Heavy, heavy quotation marks round "thing" here to indicate that we are trying to say something very peculiar! But let me complete the thought before returning to the difficulty these quotation marks point to.
Locke's point seems to be: the idea of a particular substance is the idea of "whatever it is" which gives rise to the set of simple ideas of sense which we are noticing stick together or co-occur.
"... we come to have the ideas of particular sorts of substances, by collecting such combinations of simple ideas as are, by experience and observation of men's senses, taken notice of to exist together; and are therefore supposed to flow from the particular internal constitution, or unknown essence of that substance." Essay, Bk II Chapter XXIII, Section 3.
When we think that there is a "something" which somehow "brings it about" that a set of qualities keeps recurring as a package, are we making a mistake? Are we moving illegitimately from co-occurence to a "something" tying the package together? Maybe the set of qualities is all there is to a 'thing' and our inferring to the existence of something "holding the package together" is invalid?

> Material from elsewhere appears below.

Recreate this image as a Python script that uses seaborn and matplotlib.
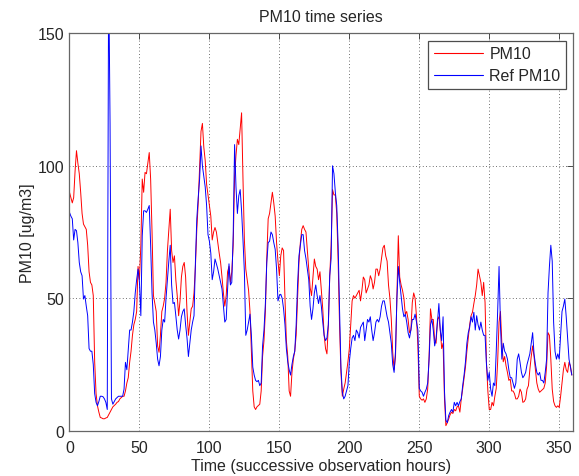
import pandas as pd
import seaborn as sns
import matplotlib.pyplot as plt

# hourly PM10 values (model) and reference PM10 values
hours = list(range(360))

pm10 = [
    90, 88, 86, 88, 98, 105.7, 101, 97, 90, 82,
    78, 77, 76, 70, 60, 56, 55, 51, 26, 14,
    9.4, 7, 5, 4.8, 4.5, 4.5, 4.8, 5, 6, 7,
    8, 9, 9.5, 10, 10.7, 11, 12, 12.5, 13, 13,
    15, 18, 20, 25.8, 30, 36, 40, 42, 45, 62,
    57, 70, 95, 90, 97.5, 97, 101, 105, 95, 75,
    51, 48, 45, 32, 29.6, 36, 45, 47, 50, 56,
    68, 76, 83.6, 68, 63.5, 66, 57, 51, 43.4, 49,
    58, 62, 63.5, 58, 45, 36, 41, 46, 47, 52,
    62, 76, 86, 100, 113, 116, 107, 102, 93, 89,
    85, 81, 72, 75, 76.7, 75, 71, 67, 63.5, 58,
    52, 47, 51, 60, 62, 56, 60, 70, 96, 104,
    110, 108, 114, 120, 95, 72, 61, 57, 53, 45,
    30, 15, 9, 8, 9, 9.5, 10, 15, 28, 34,
    45, 65, 80, 82, 86, 90, 86, 81, 71, 64,
    58.5, 66, 69, 68, 50, 34, 28, 15, 13, 22,
    27, 30, 36, 50, 63.5, 71, 76, 77.4, 76, 75,
    68, 61, 54, 51, 58, 64.8, 62, 61, 57, 60,
    53, 46, 36, 31, 29, 40, 58.5, 70, 91, 89,
    89, 82, 64, 40, 22, 13, 15.7, 18, 22, 26,
    31, 40, 49, 51, 50, 51, 52, 53, 49, 53,
    58, 57, 52, 53.5, 55, 58.5, 57, 53.5, 56, 61,
    61, 58.5, 61, 65, 69, 70, 66, 64, 55, 50,
    42, 29.6, 23, 28, 50, 73.6, 58, 55, 53, 50,
    44, 45, 42, 37, 38, 48.4, 52, 50, 43, 32,
    13, 12, 11.5, 12, 10.7, 12, 15.7, 28, 46, 42,
    42, 34, 33, 42, 43, 38, 31, 33, 12, 1.9,
    3, 4.4, 6, 7, 6.5, 8, 7.5, 9, 9.4, 7,
    12, 15.7, 20, 24, 30, 35, 40, 43.4, 44.7, 48,
    51, 55, 61, 58.5, 56, 51, 56, 48.4, 25.8, 15,
    8, 8, 10.7, 9.4, 13, 16, 26, 41, 45, 33,
    26, 28, 24.5, 22, 19, 19.5, 15, 15, 14, 12,
    12, 13, 15.7, 14.5, 10.7, 11, 12, 15.7, 17, 23,
    28, 32, 28, 23, 18, 15.7, 14.5, 15, 15.5, 16,
    18, 24.5, 37, 36, 27, 15.7, 11, 9.4, 8.8, 9.4,
    8.8, 13, 18, 23, 25.8, 23, 22, 25.8, 24.5, 21,
]

ref_pm10 = [
    82.4, 81, 80, 72, 76, 75.5, 71, 63.5, 60, 58.5,
    49.7, 51, 47, 43.4, 31, 30, 30, 25, 14, 10.7,
    9.4, 11, 13, 13, 12.8, 12, 10.7, 8, 175, 116,
    12, 10, 11, 12, 12.5, 13, 13, 13, 13, 15.7,
    25.8, 23, 30.8, 38, 38, 41, 45, 52, 57, 61,
    56, 43.4, 73.6, 83, 83, 82.4, 83.6, 85, 70, 52,
    41, 38, 33, 27, 24.5, 28, 38, 42, 41, 50,
    57, 64, 70, 55, 48, 48.4, 43.4, 38, 34.6, 38,
    43, 45, 46, 40, 35, 28, 33, 38, 41, 43.4,
    63.5, 80, 88, 95, 107.5, 100, 96, 92, 85, 74,
    71.5, 67, 57, 60, 64.8, 63, 61, 58.5, 56, 53.5,
    47, 41, 42, 53.5, 63, 55, 56, 74, 108, 92,
    82, 88.7, 91, 83, 72, 60, 36, 38, 41, 44,
    36, 24, 21, 19, 18.5, 19, 17, 18, 32, 38,
    48, 63.5, 71, 71.5, 75, 74, 71, 68.5, 61, 49,
    51, 51.5, 50, 46, 40, 31, 26, 23, 21, 25,
    28, 30, 40, 55, 66, 70, 74, 74, 68, 65,
    61, 57, 47, 42, 46, 52, 55, 51, 48, 51,
    47, 41, 36, 34, 35, 40, 58.5, 65, 100, 97,
    90, 85, 70, 46, 24, 14.5, 12, 13, 15, 17,
    26, 31, 35, 36, 34, 38, 37, 35, 39, 40,
    41, 34, 38, 42, 41, 43, 38, 34, 37, 41,
    42, 41, 43, 47, 49, 49, 46, 43, 41, 37,
    33, 25, 22, 30, 50, 62, 56, 51, 46, 43,
    44, 41, 37, 35, 38, 42, 42, 44, 41, 38,
    16, 15, 14.5, 13, 14.5, 15.7, 18, 27, 40, 42,
    38, 32, 35, 41, 48, 38, 34, 43, 15, 4,
    3, 5.7, 7, 8, 7, 10.7, 9.4, 10.7, 9.4, 11,
    12, 17, 21, 26, 33, 37, 39, 43, 41, 44.7,
    38, 43.4, 40, 38, 41, 38, 36, 36, 25, 19,
    22, 15.7, 13, 18, 17, 30, 45, 62, 40, 27,
    33, 30, 29, 27, 23, 20, 20, 18, 16, 18,
    27, 29, 25.8, 22, 20, 20.8, 22, 25, 27, 29,
    33, 37, 29, 25, 22, 21, 22, 19, 19, 18,
    22, 27, 52, 62, 70, 64, 41, 30, 27, 29,
    27, 36, 45, 47, 49.7, 43, 35, 27, 24, 21,
]

series_names = ['PM10', 'Ref PM10']
x_ticks = [0, 50, 100, 150, 200, 250, 300, 350]
y_ticks = [0, 50, 100, 150]

df = pd.DataFrame({
    'hour': hours + hours,
    'value': pm10 + ref_pm10,
    'series': [series_names[0]] * len(pm10) + [series_names[1]] * len(ref_pm10),
})

sns.set_style('white')
plt.rcParams['font.family'] = ['Liberation Sans', 'DejaVu Sans']
fs = 11.5

fig = plt.figure(figsize=(5.79, 4.77), dpi=100)
ax = fig.add_axes([0.120, 0.095, 0.870, 0.833])

sns.lineplot(data=df, x='hour', y='value', hue='series', hue_order=series_names,
             palette=['#ff0000', '#0000ff'], estimator=None, sort=False,
             linewidth=0.7, ax=ax)

ax.set_xlim(0, 360)
ax.set_ylim(0, 150)
ax.set_xticks(x_ticks)
ax.set_yticks(y_ticks)
ax.grid(True, color='0.25', linestyle=(0, (1, 3)), linewidth=0.6)
ax.tick_params(direction='in', top=True, right=True, length=4, width=0.6,
               labelsize=fs, color='0.2')
ax.tick_params(axis='x', pad=7)
ax.tick_params(axis='y', pad=3.5)
for s in ax.spines.values():
    s.set_color('0.4')
    s.set_linewidth(0.9)

ax.set_title('PM10 time series', fontsize=fs, pad=9)
ax.set_xlabel('Time (successive observation hours)', fontsize=fs, labelpad=2)
ax.set_ylabel('PM10 [ug/m3]', fontsize=fs, labelpad=2)

handles, labels = ax.get_legend_handles_labels()
leg = ax.legend(handles, labels, loc='upper right', fontsize=fs, fancybox=False,
                edgecolor='0.3', framealpha=1, handlelength=3.05, handletextpad=0.42,
                borderaxespad=0.45, borderpad=0.35, labelspacing=0.45)
leg.get_frame().set_linewidth(0.9)
for line in leg.get_lines():
    line.set_linewidth(0.8)

plt.savefig('out.png', dpi=100)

Locke isn't crystal clear what his answer is to this question.
Here is what he says:
Locke's Essay, Bk II, Ch. XXIII, Section 1.
One reading of this passage, and of Locke's position in general, is that his answer to the question we put above is No: the movement of thought from co-ocurrence to a "something" responsible for the co-occurrence is illegitimate. That is, our experience of sets of qualities always going together is the source of a kind of illusion. We experience a packet of ideas always going together and assume that this means they must "inhere" in "something" - but mistakenly.
Putting this now as Locke's answer to the question of where we get our idea of a "particular substance" from. On this interpretation, Locke is explaining how we can mistakenly think we have a conception of "particular substance". He would be saying that it is an illusion generated by the constant co-occurrence of a set of ideas.
This in fact would be really helpful to him, because he would then not be obliged to explain the origin of this idea of substance (since there isn't one really). Critics say that anyway he can't. As he has described it, the idea of substance, the critic says, cannot be got through the senses; nor can any plausible account be given of how it might be got from introspection.
1. Locke was an empiricist.
2. Locke on substance:
This is one interpretation of what Locke is arguing:
He asks: How do you get the idea of a particular object? and answers:
When I look at an object, through my senses I get a set of ideas, each corresponding to one of the object's qualities. E.g. the idea of brown, the idea of rectangularity, the idea of hardness. Such sets of qualities appear to recur repeatedly. I infer from this fact that the set of qualities "inhere" in "something".
Our idea of a 'something' which we think of a set of qualities as 'inhering in' is our idea of a 'particular substance'. It is really a confusion on our part.
The key point is that he is rubbishing the Scholastic concept of 'substance' (which Descartes has not demolished) and putting in place the Modern concept of a thing.